Y luego me escribió mi
amiga Tatiana, con la que realicé el viaje a Tailandia que me inspiró a dejar
el trabajo, la familia y los amigos para recorrer en solitario el Sudeste
Asiático. Sus palabras: «Ya sé que no te hace mucha gracia volver a Estados
Unidos, pero he estado pensando en tu idea y te propongo que
nos encontremos en Hawaii…». Y yo le contesté que sí, claro, porque iba a estar
en Filipinas y total, solo tenía que cruzar un charco muy pacífico.
Así que aquí estoy,
esperando mi vuelo a Honolulu después de haber pasado un día en Seúl. He visitado un templo y un palacio. No he hecho fotos: no me han impresionado, se parecen demasiado a los de Japón.

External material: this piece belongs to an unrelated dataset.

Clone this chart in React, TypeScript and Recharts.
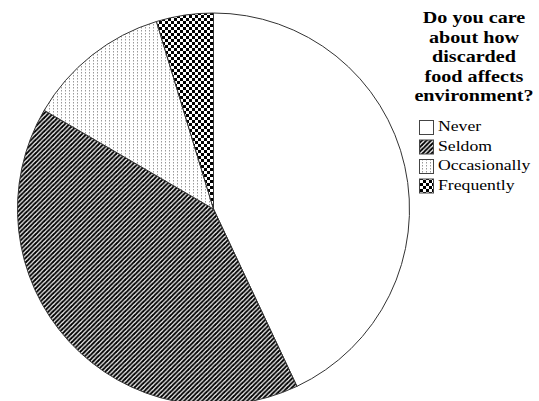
import React from 'react';
import { PieChart, Pie, Cell, Legend } from 'recharts';

const categories = ['Never', 'Seldom', 'Occasionally', 'Frequently'];
const values = [43.0, 40.4, 11.9, 4.7];
const titleLines = ['Do you care', 'about how', 'discarded', 'food affects', 'environment?'];
const fills = ['#ffffff', 'url(#pat-seldom)', 'url(#pat-occ)', 'url(#pat-freq)'];

const data = categories.map((name, i) => ({ name, value: values[i] }));

const SX = 1.22;
const P = 4.5;
const SW = 2.0;

const renderLegend = (props: any) => {
  const payload = [...(props.payload || [])].sort(
    (a: any, b: any) => categories.indexOf(a.value) - categories.indexOf(b.value)
  );
  return (
    <svg width={134} height={200} style={{ display: 'block', overflow: 'visible' }}>
      <defs>
        <pattern id="pat-seldom" patternUnits="userSpaceOnUse" width={P} height={P}>
          <rect x={0} y={0} width={P} height={P} fill="#fff" />
          <line x1={-1} y1={P + 1} x2={P + 1} y2={-1} stroke="#000" strokeWidth={SW} />
          <line x1={-1} y1={1} x2={1} y2={-1} stroke="#000" strokeWidth={SW} />
          <line x1={P - 1} y1={P + 1} x2={P + 1} y2={P - 1} stroke="#000" strokeWidth={SW} />
        </pattern>
        <pattern id="pat-occ" patternUnits="userSpaceOnUse" width={4} height={3}>
          <rect x={0} y={0} width={4} height={3} fill="#fff" />
          <rect x={1} y={0} width={1} height={1.5} fill="#999" />
        </pattern>
        <pattern id="pat-freq" patternUnits="userSpaceOnUse" width={6} height={6}>
          <rect x={0} y={0} width={6} height={6} fill="#fff" />
          <rect x={0} y={0} width={3} height={3} fill="#000" />
          <rect x={3} y={3} width={3} height={3} fill="#000" />
        </pattern>
      </defs>
      {titleLines.map((t, i) => (
        <text
          key={t}
          transform={`translate(69, ${23 + i * 19.6}) scale(${SX},1)`}
          textAnchor="middle"
          fontFamily="'Liberation Serif', 'Times New Roman', serif"
          fontWeight="bold"
          fontSize={16.5}
          fill="#000"
        >
          {t}
        </text>
      ))}
      {payload.map((entry: any, i: number) => {
        const top = 120.5 + i * 19.5;
        return (
          <g key={entry.value}>
            <rect x={14.5} y={top} width={14} height={14} fill={fills[categories.indexOf(entry.value)]} stroke="#444" strokeWidth={1} />
            <text
              transform={`translate(33, ${top + 10.5}) scale(${SX},1)`}
              fontFamily="'Liberation Serif', 'Times New Roman', serif"
              fontSize={14.5}
              fill="#000"
            >
              {entry.value}
            </text>
          </g>
        );
      })}
    </svg>
  );
};

export default function App() {
  return (
    <div style={{ position: 'absolute', left: 0, top: 0, width: 539, height: 401, background: '#fff' }}>
      <PieChart width={539} height={401} margin={{ top: 0, right: 0, bottom: 0, left: 0 }}>
        <Pie
          data={data}
          dataKey="value"
          nameKey="name"
          cx={213.5}
          cy={209}
          outerRadius={196}
          startAngle={90}
          endAngle={-270}
          stroke="#333"
          strokeWidth={1}
          isAnimationActive={false}
          legendType="square"
        >
          {data.map((d, i) => (
            <Cell key={d.name} fill={fills[i]} />
          ))}
        </Pie>
        <Legend
          layout="vertical"
          align="right"
          verticalAlign="top"
          content={renderLegend}
          wrapperStyle={{ position: 'absolute', left: 405, top: 0, width: 134, height: 200 }}
        />
      </PieChart>
    </div>
  );
}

Pero he comido en un restaurante de cocina coreana tradicional buenísimo y he conocido a dos chicos que me han enseñado cómo se confeccionan los pastelitos de miel y nueces típicos de aquí, y a decir awesome en coreano.
Mi vuelo
sale a las 17:40 y aterriza a las 8:35 del mismo día. Viajo hacia atrás... diecinueve horas hacia el pasado. Va a ser el día más largo de mi vida, pero lo estoy pasando bien.
No espero curarme nunca de este deseo irrefrenable de ir de un lugar a otro. Y aunque sé que no todo el mundo es así, yo no me siento incomprendida, ya no: tengo gran variedad de amigos como yo. Así es como se consuelan los que sufren el síndrome: juntándose, como dice el refrán: «Su madre los cría y ellos se juntan» (o algo así). No sé cuánto tiempo más seguiré en la misma base, pues hay otros lugares en los que también probaría a vivir largas temporadas, pero lo que más me gusta de mi rincón del mundo actual es que lo habita gente de todas partes, algunos expatriados y otros viajeros de paso, y en los últimos años muchos europeos: franceses, alemanes e italianos sobre todo, pero también algún que otro español. Casi todas las nacionalidades están representadas, aunque pocos se quedan: van y vienen. El mundo es cada vez más así, cosmopolita en todas partes, y a mí me encanta, por eso ningún sitio es mi hogar y todos lo son.